**Task goal:**
Your task is to transcribe all of the data below exactly, omitting the images.
** START Data excerpt **
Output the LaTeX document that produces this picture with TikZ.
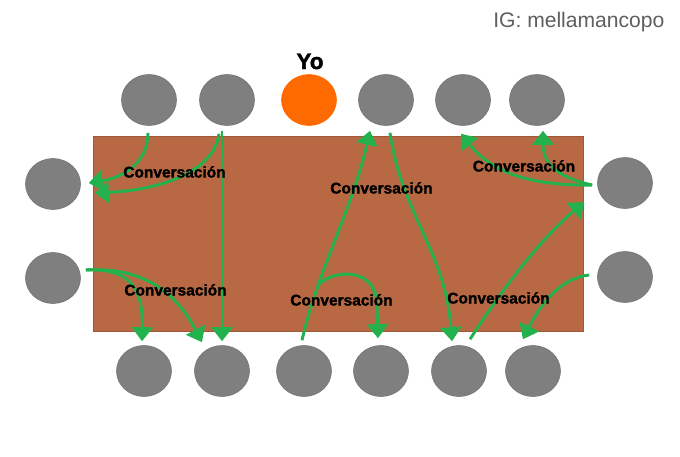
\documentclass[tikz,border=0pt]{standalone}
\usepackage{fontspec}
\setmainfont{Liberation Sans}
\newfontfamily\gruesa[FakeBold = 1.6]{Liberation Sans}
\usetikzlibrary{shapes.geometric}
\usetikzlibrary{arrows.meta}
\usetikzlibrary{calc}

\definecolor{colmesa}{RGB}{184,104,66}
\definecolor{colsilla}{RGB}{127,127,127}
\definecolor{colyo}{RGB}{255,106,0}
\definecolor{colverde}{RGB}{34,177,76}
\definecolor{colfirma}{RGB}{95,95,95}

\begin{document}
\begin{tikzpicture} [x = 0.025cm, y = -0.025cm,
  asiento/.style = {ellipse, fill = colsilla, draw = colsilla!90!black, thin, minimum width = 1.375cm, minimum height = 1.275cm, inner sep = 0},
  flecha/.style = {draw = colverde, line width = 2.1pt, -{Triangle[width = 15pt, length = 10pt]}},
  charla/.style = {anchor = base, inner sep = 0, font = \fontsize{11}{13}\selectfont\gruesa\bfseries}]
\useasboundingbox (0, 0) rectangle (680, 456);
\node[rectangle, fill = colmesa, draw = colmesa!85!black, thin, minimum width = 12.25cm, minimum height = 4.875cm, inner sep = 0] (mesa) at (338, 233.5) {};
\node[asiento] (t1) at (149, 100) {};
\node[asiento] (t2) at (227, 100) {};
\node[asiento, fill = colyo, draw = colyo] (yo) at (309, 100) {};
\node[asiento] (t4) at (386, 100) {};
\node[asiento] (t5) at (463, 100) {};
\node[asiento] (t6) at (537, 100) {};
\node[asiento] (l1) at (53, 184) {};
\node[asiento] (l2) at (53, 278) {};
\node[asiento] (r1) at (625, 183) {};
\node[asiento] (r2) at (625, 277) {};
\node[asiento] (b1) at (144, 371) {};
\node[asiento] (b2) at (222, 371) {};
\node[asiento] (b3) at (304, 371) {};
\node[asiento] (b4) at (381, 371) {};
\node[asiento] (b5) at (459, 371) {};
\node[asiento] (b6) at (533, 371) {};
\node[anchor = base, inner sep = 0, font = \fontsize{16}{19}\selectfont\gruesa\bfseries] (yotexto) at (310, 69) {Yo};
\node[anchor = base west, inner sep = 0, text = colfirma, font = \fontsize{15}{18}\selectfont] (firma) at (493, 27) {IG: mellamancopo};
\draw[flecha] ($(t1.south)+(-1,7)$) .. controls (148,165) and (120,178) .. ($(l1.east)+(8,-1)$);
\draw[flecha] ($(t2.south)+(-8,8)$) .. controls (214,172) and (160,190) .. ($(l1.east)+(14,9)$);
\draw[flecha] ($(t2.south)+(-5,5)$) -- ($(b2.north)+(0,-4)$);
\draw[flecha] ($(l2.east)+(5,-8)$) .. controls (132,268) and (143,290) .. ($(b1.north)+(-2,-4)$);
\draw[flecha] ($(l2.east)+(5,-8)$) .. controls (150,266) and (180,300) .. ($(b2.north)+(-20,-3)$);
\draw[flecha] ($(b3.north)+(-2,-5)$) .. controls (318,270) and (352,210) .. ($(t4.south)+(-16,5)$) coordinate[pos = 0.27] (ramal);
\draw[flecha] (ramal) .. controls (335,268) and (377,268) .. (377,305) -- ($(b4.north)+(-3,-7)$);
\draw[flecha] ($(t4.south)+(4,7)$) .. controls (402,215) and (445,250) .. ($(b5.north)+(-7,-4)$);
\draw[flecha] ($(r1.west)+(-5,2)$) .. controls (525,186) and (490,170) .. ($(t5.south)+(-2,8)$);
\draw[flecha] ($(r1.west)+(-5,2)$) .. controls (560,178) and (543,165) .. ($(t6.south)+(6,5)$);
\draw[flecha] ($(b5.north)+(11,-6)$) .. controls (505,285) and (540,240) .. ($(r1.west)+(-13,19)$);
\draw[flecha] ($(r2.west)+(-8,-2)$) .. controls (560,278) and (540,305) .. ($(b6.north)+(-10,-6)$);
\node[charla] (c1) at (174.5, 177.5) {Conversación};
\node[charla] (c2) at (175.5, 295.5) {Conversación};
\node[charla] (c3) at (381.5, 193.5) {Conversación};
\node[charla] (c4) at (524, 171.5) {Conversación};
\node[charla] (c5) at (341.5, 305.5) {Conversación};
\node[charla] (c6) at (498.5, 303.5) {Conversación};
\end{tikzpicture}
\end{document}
** END Data excerpt **
**Output for this exercise:**
Output the LaTeX document that produces this picture with TikZ.
\documentclass[tikz,border=0pt]{standalone}
\usepackage{fontspec}
\setmainfont{Liberation Sans}
\newfontfamily\gruesa[FakeBold = 1.6]{Liberation Sans}
\usetikzlibrary{shapes.geometric}
\usetikzlibrary{arrows.meta}
\usetikzlibrary{calc}

\definecolor{colmesa}{RGB}{184,104,66}
\definecolor{colsilla}{RGB}{127,127,127}
\definecolor{colyo}{RGB}{255,106,0}
\definecolor{colverde}{RGB}{34,177,76}
\definecolor{colfirma}{RGB}{95,95,95}

\begin{document}
\begin{tikzpicture} [x = 0.025cm, y = -0.025cm,
  asiento/.style = {ellipse, fill = colsilla, draw = colsilla!90!black, thin, minimum width = 1.375cm, minimum height = 1.275cm, inner sep = 0},
  flecha/.style = {draw = colverde, line width = 2.1pt, -{Triangle[width = 15pt, length = 10pt]}},
  charla/.style = {anchor = base, inner sep = 0, font = \fontsize{11}{13}\selectfont\gruesa\bfseries}]
\useasboundingbox (0, 0) rectangle (680, 456);
\node[rectangle, fill = colmesa, draw = colmesa!85!black, thin, minimum width = 12.25cm, minimum height = 4.875cm, inner sep = 0] (mesa) at (338, 233.5) {};
\node[asiento] (t1) at (149, 100) {};
\node[asiento] (t2) at (227, 100) {};
\node[asiento, fill = colyo, draw = colyo] (yo) at (309, 100) {};
\node[asiento] (t4) at (386, 100) {};
\node[asiento] (t5) at (463, 100) {};
\node[asiento] (t6) at (537, 100) {};
\node[asiento] (l1) at (53, 184) {};
\node[asiento] (l2) at (53, 278) {};
\node[asiento] (r1) at (625, 183) {};
\node[asiento] (r2) at (625, 277) {};
\node[asiento] (b1) at (144, 371) {};
\node[asiento] (b2) at (222, 371) {};
\node[asiento] (b3) at (304, 371) {};
\node[asiento] (b4) at (381, 371) {};
\node[asiento] (b5) at (459, 371) {};
\node[asiento] (b6) at (533, 371) {};
\node[anchor = base, inner sep = 0, font = \fontsize{16}{19}\selectfont\gruesa\bfseries] (yotexto) at (310, 69) {Yo};
\node[anchor = base west, inner sep = 0, text = colfirma, font = \fontsize{15}{18}\selectfont] (firma) at (493, 27) {IG: mellamancopo};
\draw[flecha] ($(t1.south)+(-1,7)$) .. controls (148,165) and (120,178) .. ($(l1.east)+(8,-1)$);
\draw[flecha] ($(t2.south)+(-8,8)$) .. controls (214,172) and (160,190) .. ($(l1.east)+(14,9)$);
\draw[flecha] ($(t2.south)+(-5,5)$) -- ($(b2.north)+(0,-4)$);
\draw[flecha] ($(l2.east)+(5,-8)$) .. controls (132,268) and (143,290) .. ($(b1.north)+(-2,-4)$);
\draw[flecha] ($(l2.east)+(5,-8)$) .. controls (150,266) and (180,300) .. ($(b2.north)+(-20,-3)$);
\draw[flecha] ($(b3.north)+(-2,-5)$) .. controls (318,270) and (352,210) .. ($(t4.south)+(-16,5)$) coordinate[pos = 0.27] (ramal);
\draw[flecha] (ramal) .. controls (335,268) and (377,268) .. (377,305) -- ($(b4.north)+(-3,-7)$);
\draw[flecha] ($(t4.south)+(4,7)$) .. controls (402,215) and (445,250) .. ($(b5.north)+(-7,-4)$);
\draw[flecha] ($(r1.west)+(-5,2)$) .. controls (525,186) and (490,170) .. ($(t5.south)+(-2,8)$);
\draw[flecha] ($(r1.west)+(-5,2)$) .. controls (560,178) and (543,165) .. ($(t6.south)+(6,5)$);
\draw[flecha] ($(b5.north)+(11,-6)$) .. controls (505,285) and (540,240) .. ($(r1.west)+(-13,19)$);
\draw[flecha] ($(r2.west)+(-8,-2)$) .. controls (560,278) and (540,305) .. ($(b6.north)+(-10,-6)$);
\node[charla] (c1) at (174.5, 177.5) {Conversación};
\node[charla] (c2) at (175.5, 295.5) {Conversación};
\node[charla] (c3) at (381.5, 193.5) {Conversación};
\node[charla] (c4) at (524, 171.5) {Conversación};
\node[charla] (c5) at (341.5, 305.5) {Conversación};
\node[charla] (c6) at (498.5, 303.5) {Conversación};
\end{tikzpicture}
\end{document}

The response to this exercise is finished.